The creativity here is rooted in place. Gulf Coast chefs work with ingredients that come from the water, the farms, and the landscape around them. That connection to place gives the food a specificity that generic fine dining lacks. When you eat on 30A, you taste where you are.

At The Table 30A, I push that connection further by pairing the food with an original narrative. The story for each event is designed in parallel with the menu, and the chef brings the ingredients and techniques that express each chapter of the story through flavor. The food is not just creative in its preparation. It is creative in its purpose. Each course exists to express an idea within a larger arc. I explore that collaborative process in How Food And Projection Work Together At The Table 30A.

Digital Art Meets the Dinner Table

My contribution to this intersection is the digital art and interactive media that define the Table 30A experience. As 10PRINT, I design projected visuals, sound environments, and interactive systems that transform the dinner table into a dynamic, responsive canvas.

The projections are abstract and colorful. They track the movement of hands, glasses, and plates on the table surface and respond in real time. Each event has five visual chapters, one per course, with unique color palettes, movement languages, and interaction behaviors. The visuals are not decorative. They are a storytelling medium that works alongside the food to create an emotional environment.

This kind of work, interactive projection in a dining context, is relatively new. There are immersive dining experiences in major cities that use projection, but most treat it as spectacle, wallpaper that happens to move. My approach is different. The projection is designed with the same intentionality as the food. It serves the story. It responds to the guests. It evolves over the course of the evening. The goal is not to impress with technology but to create an environment where every sense is engaged in the same narrative.

Why the Gulf Coast

The Gulf Coast, and 30A specifically, is where this intersection of food and art works best for several reasons.

The outdoor spaces are unmatched. Hosting events outdoors allows the natural environment to become part of the experience.
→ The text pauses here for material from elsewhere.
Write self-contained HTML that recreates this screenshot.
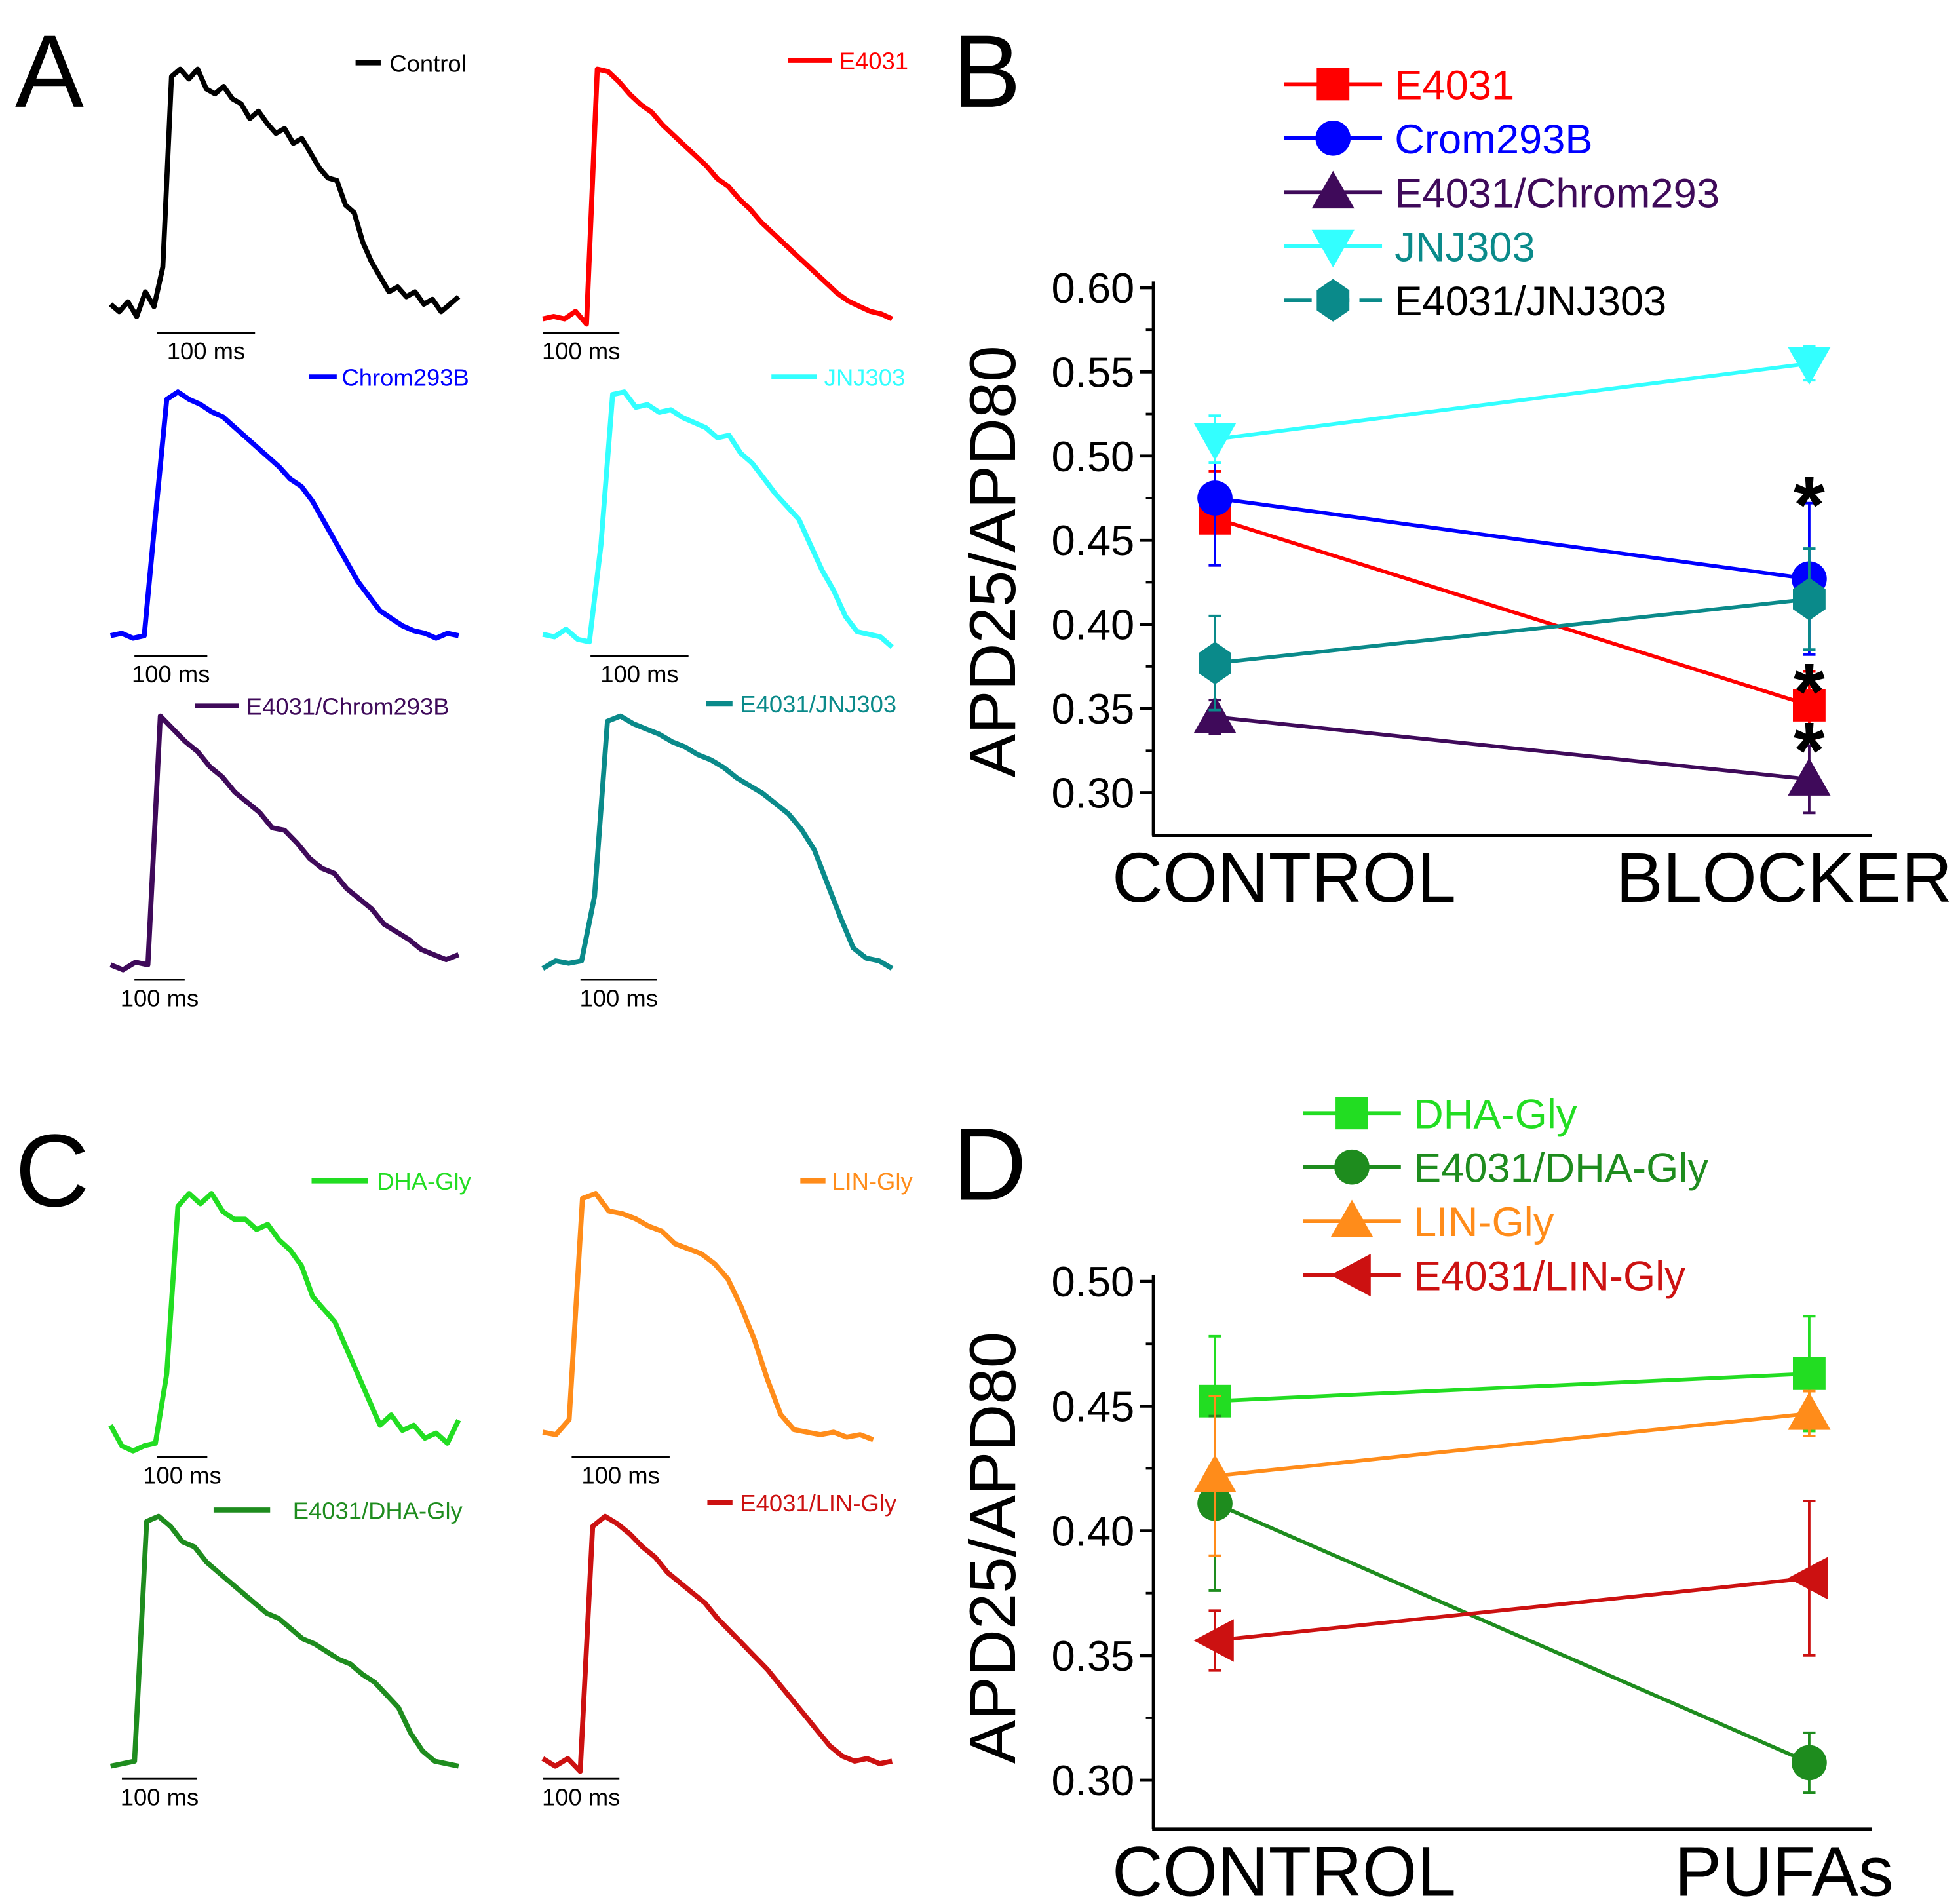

The Gulf Coast light, air, and ambient sound provide a foundation that I build on with the projected and designed elements. An indoor venue in a large city cannot offer that.

The community is collaborative. Chefs and artists here know each other and are willing to take creative risks together. The scale of the community means that collaboration is personal rather than transactional. When I approach a chef about a Table 30A event, we are entering a creative partnership, not a vendor relationship.

The audience values authenticity. Visitors to the Gulf Coast and 30A respond to work that feels genuine. They can tell the difference between spectacle and substance. That discernment keeps the work honest and pushes everyone, me included, to deliver at a level that rewards attention.

What This Means for Visitors

If you are visiting the Gulf Coast and you care about food, art, or both, the intersection is worth exploring. Attend a Table 30A pop-up event to experience what happens when a multi-course meal is designed inside an interactive digital art environment. Visit the galleries and studios of local artists. Eat at the restaurants where chefs are doing creative work with Gulf Coast ingredients. Talk to the people behind the work.

The creative energy on this coast is real, and it is producing experiences that you will not find by staying on the main road. The Table 30A is one expression of that energy, and every event I produce is an invitation to see what happens when food and art stop being separate categories and start being the same thing.

FAQ

What is The Table 30A?

The Table 30A is an immersive, multi-course dining experience that combines fine dining, original storytelling, and interactive digital art. Events are held at outdoor partner spaces along 30A. Learn more in What Is The Table 30A.

Who is 10PRINT?

10PRINT is my creative alias, inspired by a Commodore 64 program that generates infinite visual patterns. I design the projected visuals, interactive media, sound environments, and narratives for every Table 30A event. The full story of the name and the generative design philosophy behind it is in The Story Behind 10PRINT And The Art Of Generative Design.

Can I attend a Table 30A event as a visitor?

Absolutely. Pop-up events sell individual tickets through the website. The experience is designed to be accessible and welcoming to anyone, whether you live on 30A or are visiting for the first time.

How does food and art intersect at The Table 30A?

Every event features five courses designed by a collaborating chef, paired with five chapters of an original story told through projected visuals, sound design, and interactive media. The food and the art are created together so that each course and each visual chapter express the same emotional idea.

Is the Gulf Coast a good destination for creative experiences?

Yes. The Gulf Coast, and 30A specifically, has a deep creative community producing work in food, visual art, music, architecture, and design. The area rewards visitors who look beyond the beach for cultural and creative experiences.